Deputy Prime Minister of Mongolia
- Incumbent
- Assumed office 10 July 2024
- Prime Minister: Luvsannamsrain Oyun-Erdene Gombojavyn Zandanshatar
- Preceded by: Amarsaikhan Sainbuyan Chimediin Khürelbaatar

Member of the State Great Khural
- Incumbent
- Assumed office 30 June 2020
- Constituency: Closed list (2024–2028) 29th, Khan-Uul District, Ulaanbaatar (2020–2024)

Chairman of the HUN Party
- Incumbent
- Assumed office 15 January 2021
- Preceded by: Badrakhyn Naidalaa

Personal details
- Born: 1977 (age 48–49) Ulaanbaatar, Mongolia
- Party: HUN Party
- Alma mater: National University of Mongolia (1999) Hitotsubashi University (2004)

= Togmidyn Dorjkhand =

Mongolian politician (born 1977)

Togmidyn Dorjkhand (Note: Тогмидын Доржханд, /mn/) (born 1977) is a Mongolian politician, serving as the Deputy Prime Minister of Mongolia, member of the parliament (MP) and chairman of the HUN Party. He has been serving in the parliament since 2020; originally elected from the Right Person Electorate Coalition.

== Early career ==
His career in the 2000s is characterised by his role in the Ministry of Treasury as a financial specialist. After graduating from the National University of Mongolia with a Bachelor's degree in Finance in 1999, he joined the Ministry of Treasury, first as Strategy and Management Specialist in the Procurement Department in 2001, then as Budget Policy Specialist directly under the Minister. In 2003, he went to Japan to obtain a Master's degree in State Economic Policy in Hitotsubashi University in Tokyo while interning at Japan's finance ministry.
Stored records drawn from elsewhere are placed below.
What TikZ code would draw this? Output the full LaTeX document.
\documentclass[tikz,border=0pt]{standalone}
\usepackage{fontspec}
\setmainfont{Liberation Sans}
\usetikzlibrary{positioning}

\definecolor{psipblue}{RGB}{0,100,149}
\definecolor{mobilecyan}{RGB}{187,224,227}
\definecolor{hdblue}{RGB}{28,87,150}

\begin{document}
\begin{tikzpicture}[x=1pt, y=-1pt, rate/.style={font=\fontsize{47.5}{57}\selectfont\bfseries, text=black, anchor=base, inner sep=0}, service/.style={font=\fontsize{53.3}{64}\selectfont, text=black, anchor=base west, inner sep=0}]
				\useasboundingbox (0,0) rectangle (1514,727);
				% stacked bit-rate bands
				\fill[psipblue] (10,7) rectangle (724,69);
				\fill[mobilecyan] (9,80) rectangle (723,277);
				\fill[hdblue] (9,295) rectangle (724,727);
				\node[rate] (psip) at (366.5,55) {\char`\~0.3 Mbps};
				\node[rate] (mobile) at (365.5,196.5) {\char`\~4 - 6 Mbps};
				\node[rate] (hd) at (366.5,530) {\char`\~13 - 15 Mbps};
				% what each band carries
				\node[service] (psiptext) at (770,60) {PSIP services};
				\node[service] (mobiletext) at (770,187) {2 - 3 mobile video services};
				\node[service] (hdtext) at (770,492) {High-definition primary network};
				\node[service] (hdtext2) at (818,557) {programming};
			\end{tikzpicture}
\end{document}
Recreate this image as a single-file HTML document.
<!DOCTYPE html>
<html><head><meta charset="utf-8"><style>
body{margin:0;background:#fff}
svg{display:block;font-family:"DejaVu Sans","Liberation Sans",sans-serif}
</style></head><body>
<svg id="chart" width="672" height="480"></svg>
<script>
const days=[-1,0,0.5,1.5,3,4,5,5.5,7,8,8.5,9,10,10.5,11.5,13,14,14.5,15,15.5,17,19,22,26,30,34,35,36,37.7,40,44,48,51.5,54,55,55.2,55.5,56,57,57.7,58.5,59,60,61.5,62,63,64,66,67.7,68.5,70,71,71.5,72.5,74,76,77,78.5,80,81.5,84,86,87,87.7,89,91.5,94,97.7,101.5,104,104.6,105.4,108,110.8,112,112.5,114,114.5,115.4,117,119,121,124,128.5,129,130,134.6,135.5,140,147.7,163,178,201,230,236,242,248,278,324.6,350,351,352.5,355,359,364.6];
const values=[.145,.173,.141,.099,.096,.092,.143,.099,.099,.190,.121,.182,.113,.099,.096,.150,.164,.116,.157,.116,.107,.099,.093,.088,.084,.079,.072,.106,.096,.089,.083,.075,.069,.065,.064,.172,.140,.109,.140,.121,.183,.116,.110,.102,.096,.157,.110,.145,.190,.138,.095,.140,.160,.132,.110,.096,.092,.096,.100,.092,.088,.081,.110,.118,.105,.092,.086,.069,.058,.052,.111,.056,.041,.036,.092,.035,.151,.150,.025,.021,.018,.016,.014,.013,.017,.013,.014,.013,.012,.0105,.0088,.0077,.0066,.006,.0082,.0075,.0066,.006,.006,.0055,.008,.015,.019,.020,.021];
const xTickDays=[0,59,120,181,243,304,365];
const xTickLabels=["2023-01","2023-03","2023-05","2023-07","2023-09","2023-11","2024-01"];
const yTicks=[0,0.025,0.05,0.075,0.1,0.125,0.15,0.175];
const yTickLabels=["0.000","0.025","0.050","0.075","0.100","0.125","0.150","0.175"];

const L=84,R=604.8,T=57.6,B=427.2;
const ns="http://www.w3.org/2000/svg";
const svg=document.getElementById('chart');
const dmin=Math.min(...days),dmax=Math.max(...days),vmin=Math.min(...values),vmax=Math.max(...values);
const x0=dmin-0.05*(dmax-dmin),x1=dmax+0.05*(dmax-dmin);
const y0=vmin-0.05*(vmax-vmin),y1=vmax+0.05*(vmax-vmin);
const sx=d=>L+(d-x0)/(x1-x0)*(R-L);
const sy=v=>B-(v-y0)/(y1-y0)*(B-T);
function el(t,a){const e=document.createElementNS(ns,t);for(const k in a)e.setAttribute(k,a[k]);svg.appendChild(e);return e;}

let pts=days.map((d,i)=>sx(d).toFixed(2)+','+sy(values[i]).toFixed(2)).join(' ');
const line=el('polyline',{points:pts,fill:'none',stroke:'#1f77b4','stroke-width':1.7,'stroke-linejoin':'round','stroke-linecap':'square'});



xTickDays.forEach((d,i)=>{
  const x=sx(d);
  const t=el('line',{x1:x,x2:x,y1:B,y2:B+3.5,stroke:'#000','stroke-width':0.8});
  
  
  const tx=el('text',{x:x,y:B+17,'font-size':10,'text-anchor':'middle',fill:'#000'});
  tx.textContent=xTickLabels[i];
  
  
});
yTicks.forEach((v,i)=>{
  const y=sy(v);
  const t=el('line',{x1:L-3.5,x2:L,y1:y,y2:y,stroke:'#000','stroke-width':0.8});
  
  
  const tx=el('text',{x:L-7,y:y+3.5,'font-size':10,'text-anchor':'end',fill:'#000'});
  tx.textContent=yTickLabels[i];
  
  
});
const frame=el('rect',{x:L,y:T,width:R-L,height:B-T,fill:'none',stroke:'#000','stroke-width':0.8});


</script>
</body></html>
In the early 2010s, he started looking abroad for economic development examples by studying at Harvard University and the University of Oxford and working with the Asian Development Bank and the International Monetary Fund on various projects. In 2015, he entered the politics by joining the HUN Party (then National Labour Party) on a platform for fighting corruption, efficiency in the public sector, quality health care, education and effective social policies.

== Political career ==
The NLP steadily gained ground in the recent years, and it was the only non-mainstream party with a seat in the State Great Khural and Municipal Councils from 2020 to 2024. When the Democratic Party (DP) split into anti and pro-Battulga factions in 2021, many dissatisfied voters and non-partisan affiliates turned to the NLP, which was illustrated by its electoral performance in the 2021 presidential election. In the presidential election, it placed second by a vote share of around 25%, outrunning the DP, which has been the main opposition to the Mongolian People's Party (MPP) for over 30 years.
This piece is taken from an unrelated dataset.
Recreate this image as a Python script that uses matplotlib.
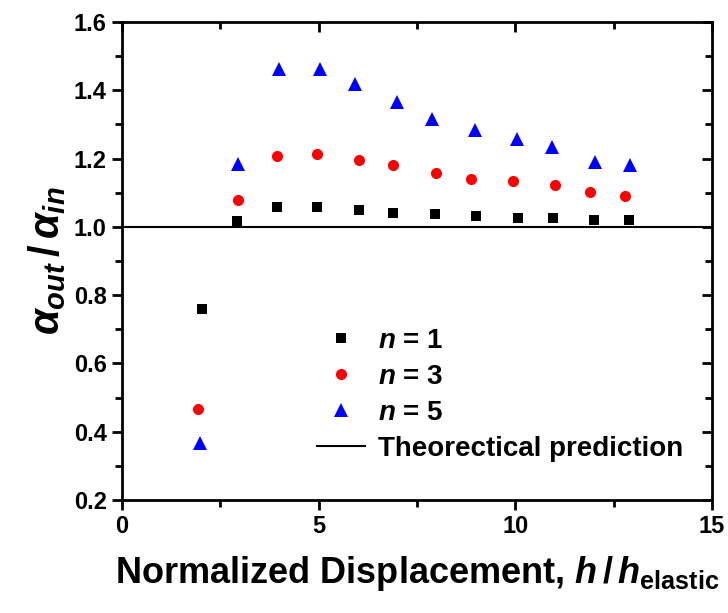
import numpy as np
import matplotlib
matplotlib.use('Agg')
from matplotlib import pyplot as plt
from matplotlib import lines as mlines

plt.rcParams['font.family'] = 'Liberation Sans'
plt.rcParams['font.weight'] = 'bold'
plt.rcParams['axes.labelweight'] = 'bold'
plt.rcParams['mathtext.fontset'] = 'custom'
plt.rcParams['mathtext.rm'] = 'Liberation Sans:bold'
plt.rcParams['mathtext.bf'] = 'Liberation Sans:bold'
plt.rcParams['mathtext.it'] = 'Liberation Sans:italic:bold'

# data
x_n1 = [2.03, 2.92, 3.95, 4.96, 6.02, 6.90, 7.95, 9.01, 10.07, 10.96, 12.00, 12.88]
y_n1 = [0.760, 1.016, 1.057, 1.057, 1.050, 1.042, 1.037, 1.032, 1.027, 1.025, 1.021, 1.021]

x_n3 = [1.92, 2.95, 3.93, 4.97, 6.02, 6.90, 7.98, 8.87, 9.94, 11.00, 11.89, 12.80]
y_n3 = [0.467, 1.079, 1.207, 1.214, 1.196, 1.181, 1.158, 1.141, 1.133, 1.123, 1.101, 1.089]

x_n5 = [1.99, 2.94, 4.00, 5.04, 5.92, 7.00, 7.89, 8.97, 10.05, 10.94, 12.02, 12.92]
y_n5 = [0.368, 1.183, 1.462, 1.462, 1.417, 1.366, 1.316, 1.284, 1.257, 1.234, 1.191, 1.180]

theory_x = [0, 15]
theory_y = [1.0, 1.0]

xmaj = [0, 5, 10, 15]
xmin = [2.5, 7.5, 12.5]
ymaj = np.arange(0.2, 1.61, 0.2)
ymin = np.arange(0.3, 1.6, 0.2)
ylabels = ['0.2', '0.4', '0.6', '0.8', '1.0', '1.2', '1.4', '1.6']

fig = plt.figure(figsize=(7.28, 6.13), dpi=100)
# frame at pixel 122..712 (x), 22..500 (y from top)
ax = fig.add_axes([122 / 728, 113 / 613, 590 / 728, 478 / 613])

ax.plot(x_n1, y_n1, 's', color='black', ms=7.5, mew=0, label=r'$n$ = 1')
ax.plot(x_n3, y_n3, 'o', color='red', ms=8, mew=0, label=r'$n$ = 3')
ax.plot(x_n5, y_n5, '^', color='blue', ms=9.5, mew=0, label=r'$n$ = 5')
ax.plot(theory_x, theory_y, '-', color='black', lw=1.5, label='Theorectical prediction')

ax.set_xlim(0, 15)
ax.set_ylim(0.2, 1.6)
ax.set_xticks(xmaj)
ax.set_xticks(xmin, minor=True)
ax.set_yticks(ymaj)
ax.set_yticks(ymin, minor=True)
ax.set_yticklabels(ylabels)
ax.tick_params(which='both', direction='out', width=2, labelsize=17, pad=4,
               top=True, right=True)
ax.tick_params(which='major', length=7)
ax.tick_params(which='minor', length=5)

# top / right ticks point inwards
for t in ax.xaxis.get_major_ticks() + ax.xaxis.get_minor_ticks():
    t.tick2line.set_marker(mlines.TICKDOWN)
for t in ax.yaxis.get_major_ticks() + ax.yaxis.get_minor_ticks():
    t.tick2line.set_marker(mlines.TICKLEFT)

for s in ax.spines.values():
    s.set_linewidth(2)

ax.set_xlabel(r'Normalized Displacement, $h\,/\,h_{\mathbf{elastic}}$', fontsize=26, labelpad=11)
ax.set_ylabel(r'$\alpha_{out}\,/\,\alpha_{in}$', fontsize=30, labelpad=4)

ax.legend(loc='upper left', bbox_to_anchor=(0.33, 0.36), frameon=False, fontsize=20,
          numpoints=1, handlelength=1.73, handletextpad=0.47, labelspacing=0.36,
          borderpad=0, borderaxespad=0)

plt.savefig('out.png', dpi=100)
In January 2021, Dorjkhand succeeded then-party chairman Badrakhyn Naidalaa as the next chairman of the NLP. Under his leadership, the party changed its name to the HUN Party, changed its political position from centre-left to centre-right politics and rebranded itself to the public. In the next 2024 parliamentary election, the HUN party would win 8 out of 126 seat in the expanded State Great Khural and would be a part of a new coalition government led by the MPP in July. He became the Deputy PM of Mongolia.

His position on the potential expansion on the number of seats on the Mongolian State Great Khural had levied criticism from both civic society and the political scenes alike.